Combien de lois, dans l'histoire de notre pays, sont mort-nées faute d'avoir reçu une application concrète ? Dernièrement, la loi du 16 décembre 2010, qui portait sur le même sujet, est demeurée, dans notre département comme dans le reste du pays, au fond des tiroirs en raison de l'opposition unanime des élus et des citoyens. Dès 1972, la loi Marcellin, qui prétendait imposer des regroupements de communes, est restée également dans les mémoires comme un échec cuisant du législateur.

On peut se poser légitimement la question : à quoi sert-il, en matière de territoires et de décentralisation, de voter des lois à l'opposé des attentes des habitants et auxquelles les élus chargés de leur mise en oeuvre sont opposés ?

Cela est d'autant plus inacceptable que les membres de l'actuel gouvernement ont rejeté comme un seul homme la loi de 2010 instituant les métropoles et s'étaient engagés, si la gauche revenait au pouvoir, à abroger ces dispositions.

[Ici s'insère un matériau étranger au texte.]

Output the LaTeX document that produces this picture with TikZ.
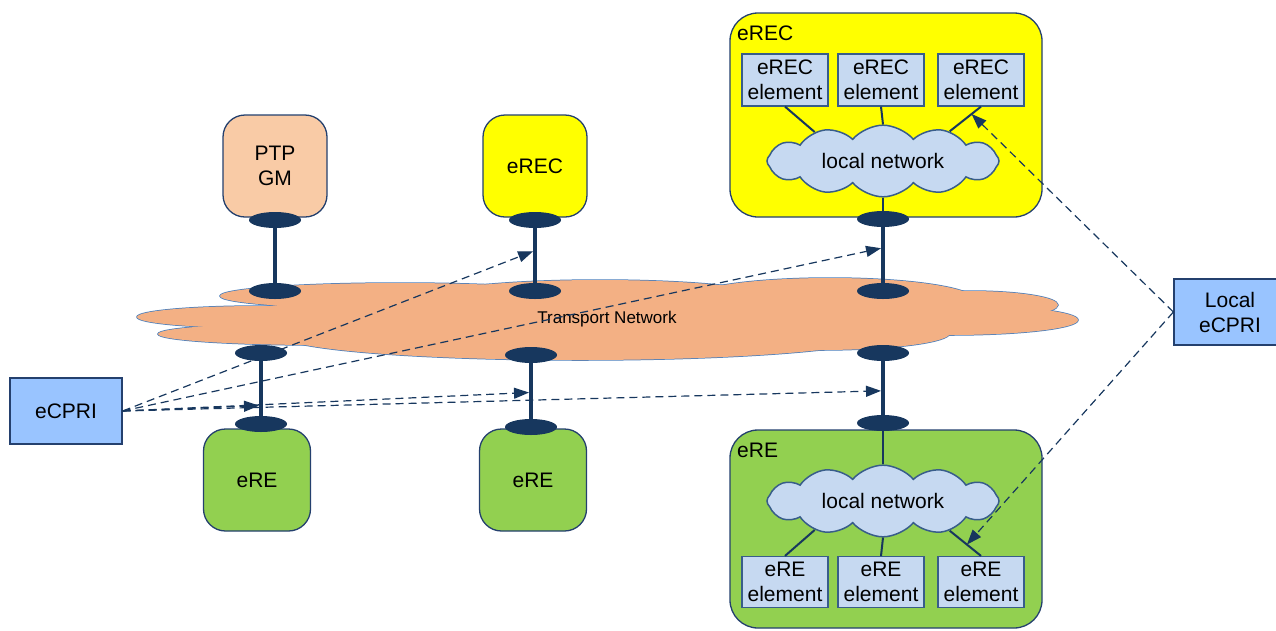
\documentclass[tikz,border=0pt]{standalone}
\usepackage{fontspec}
\setmainfont{Liberation Sans}
\usetikzlibrary{shapes.symbols,shapes.geometric,arrows.meta,calc}
\definecolor{navy}{HTML}{17375E}
\definecolor{bord}{HTML}{24406E}
\definecolor{peach}{HTML}{F9CBA6}
\definecolor{tnet}{HTML}{F3B084}
\definecolor{tnetb}{HTML}{4A7EBB}
\definecolor{ylw}{HTML}{FFFF00}
\definecolor{grn}{HTML}{92D050}
\definecolor{elem}{HTML}{C6D9F1}
\definecolor{elemb}{HTML}{385D8A}
\definecolor{cpri}{HTML}{99C4FF}
\begin{document}
\begin{tikzpicture}[x=1pt,y=-1pt,
  txt/.style={font=\fontsize{21}{25}\selectfont},
  rbox/.style={txt, draw=bord, line width=1.3pt, rounded corners=22pt, minimum width=104pt, minimum height=102pt, align=center, inner sep=0},
  bigbox/.style={draw=bord, line width=1.3pt, rounded corners=28pt, minimum width=312pt, inner sep=0},
  port/.style={ellipse, fill=navy, minimum width=52pt, minimum height=16pt, inner sep=0},
  link/.style={navy, line width=4pt},
  thinlink/.style={navy, line width=2pt},
  elbox/.style={txt, draw=elemb, fill=elem, line width=1.2pt, minimum width=86pt, minimum height=52pt, align=center, inner sep=0},
  lnet/.style={txt, cloud, cloud puffs=12, cloud puff arc=100, aspect=3.3, draw=elemb, fill=elem, line width=1.5pt, minimum width=232pt, minimum height=68pt, inner sep=0},
  sig/.style={navy, dash pattern=on 8pt off 5pt, line width=1.2pt, -{Triangle[length=15pt,width=11pt]}},
  cpribox/.style={txt, draw=bord, fill=cpri, line width=1.2pt, minimum width=112pt, minimum height=66pt, align=center, inner sep=0}
]
\useasboundingbox (0,0) rectangle (1276,630);

% transport network cloud
\def\lobes{260/317/123/11, 320/334/162/11, 400/296/180/13, 600/300/180/20, 580/335/300/25, 830/300/145/22, 970/305/88/14, 950/320/128/15, 820/333/130/17, 600/320/380/28}
\foreach \cx/\cy/\rx/\ry in \lobes
  {\draw[tnetb, line width=1.5pt, fill=tnet] (\cx,\cy) ellipse [x radius=\rx pt, y radius=\ry pt];}
\foreach \cx/\cy/\rx/\ry in \lobes
  {\fill[tnet] (\cx,\cy) ellipse [x radius=\rx pt, y radius=\ry pt];}
\node[font=\fontsize{17}{20}\selectfont, inner sep=0] (tnlabel) at (607,319) {Transport Network};

% small boxes
\node[rbox, fill=peach] (ptp) at (275,166) {PTP\\GM};
\node[rbox, fill=ylw] (erec) at (535,166) {eREC};
\node[rbox, fill=grn, minimum width=107pt] (ere1) at (257,480) {eRE};
\node[rbox, fill=grn, minimum width=107pt] (ere2) at (533,480) {eRE};

% big eREC
\node[bigbox, fill=ylw, minimum height=204pt] (bigerec) at (886,115) {};
\node[txt, anchor=base west, inner sep=0] (lblerec) at (737,40) {eREC};
\node[elbox] (el1) at (785,80) {eREC\\element};
\node[elbox] (el2) at (881,80) {eREC\\element};
\node[elbox] (el3) at (981,80) {eREC\\element};
\node[lnet] (ln1) at (883,161) {local network};
\draw[thinlink] (el1.south) -- (ln1.157);
\draw[thinlink] (el2.south) -- (ln1.north);
\draw[thinlink] (el3.south) -- (ln1.24);

% big eRE
\node[bigbox, fill=grn, minimum height=198pt] (bigere) at (886,529) {};
\node[txt, anchor=base west, inner sep=0] (lblere) at (737,457) {eRE};
\node[elbox, minimum height=51pt] (el4) at (785,582) {eRE\\element};
\node[elbox, minimum height=51pt] (el5) at (881,582) {eRE\\element};
\node[elbox, minimum height=51pt] (el6) at (981,582) {eRE\\element};
\node[lnet] (ln2) at (883,501) {local network};
\draw[thinlink] (ln2.203) -- (el4.north);
\draw[thinlink] (ln2.south) -- (el5.north);
\draw[thinlink] (ln2.336) -- (el6.north);

% port positions
\coordinate (cPtp) at (275,220);
\coordinate (cErec) at (535,220);
\coordinate (cBig) at (883,219);
\coordinate (ctA) at (275,291);
\coordinate (ctB) at (535,291);
\coordinate (ctC) at (883,291);
\coordinate (cbA) at (261,353);
\coordinate (cbB) at (531,355);
\coordinate (cbC) at (883,353);
\coordinate (crA) at (261,424);
\coordinate (crB) at (531,427);
\coordinate (crC) at (883,423);

\draw[link] (cPtp) -- (ctA);
\draw[link] (cErec) -- (ctB);
\draw[link] (cBig) -- (ctC);
\draw[link] (cbA) -- (crA);
\draw[link] (cbB) -- (crB);
\draw[link] (cbC) -- (crC);
\draw[thinlink] (ln1.south) -- (cBig);
\draw[thinlink] (crC) -- (ln2.north);

\foreach \p in {Ptp,Erec,Big,tA,tB,tC,bA,bB,bC,rA,rB,rC}
  {\node[port] (p\p) at (c\p) {};}

% eCPRI
\node[cpribox] (ecpri) at (66,411) {eCPRI};
\node[cpribox] (lecpri) at (1230,312) {Local\\eCPRI};

\coordinate (a1) at ($(cErec)!0.43!(ctB)$);
\coordinate (a2) at ($(cBig)!0.40!(ctC)$);
\coordinate (a3) at ($(cbA)!0.74!(crA)$);
\coordinate (a4) at ($(cbB)!0.52!(crB)$);
\coordinate (a5) at ($(cbC)!0.54!(crC)$);
\coordinate (b1) at ($(el3.south)!0.3!(ln1.24)$);
\coordinate (b2) at ($(ln2.336)!0.55!(el6.north)$);

\foreach \t in {a1,a2,a3,a4,a5}
  {\draw[sig, shorten >=2pt] (ecpri.east) -- (\t);}
\draw[sig] (lecpri.west) -- (b1);
\draw[sig] (lecpri.west) -- (b2);
\end{tikzpicture}
\end{document}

Aujourd'hui, ce sont des dispositions similaires, mais encore plus contraignantes, qui sont soumises à notre examen.

À quels objectifs cela répond-il ? Celui de la réduction des déficits publics sous l'effet de la contrainte européenne ? De l'affaiblissement des services publics locaux, qui sont souvent le seul recours de nos concitoyens face aux politiques d'austérité qui les frappe de plein fouet ? Mais en quoi est-il plus important de satisfaire les désirs des technocrates de la Commission européenne – je généralise quelque peu – que de répondre aux attentes légitimes des habitants ?

Vous n'allez tout de même pas provoquer une nouvelle « guerre des demoiselles », à l'image de celle engendrée par la décision de Charles X, en 1832, d'ôter aux communes leurs prérogatives domaniales.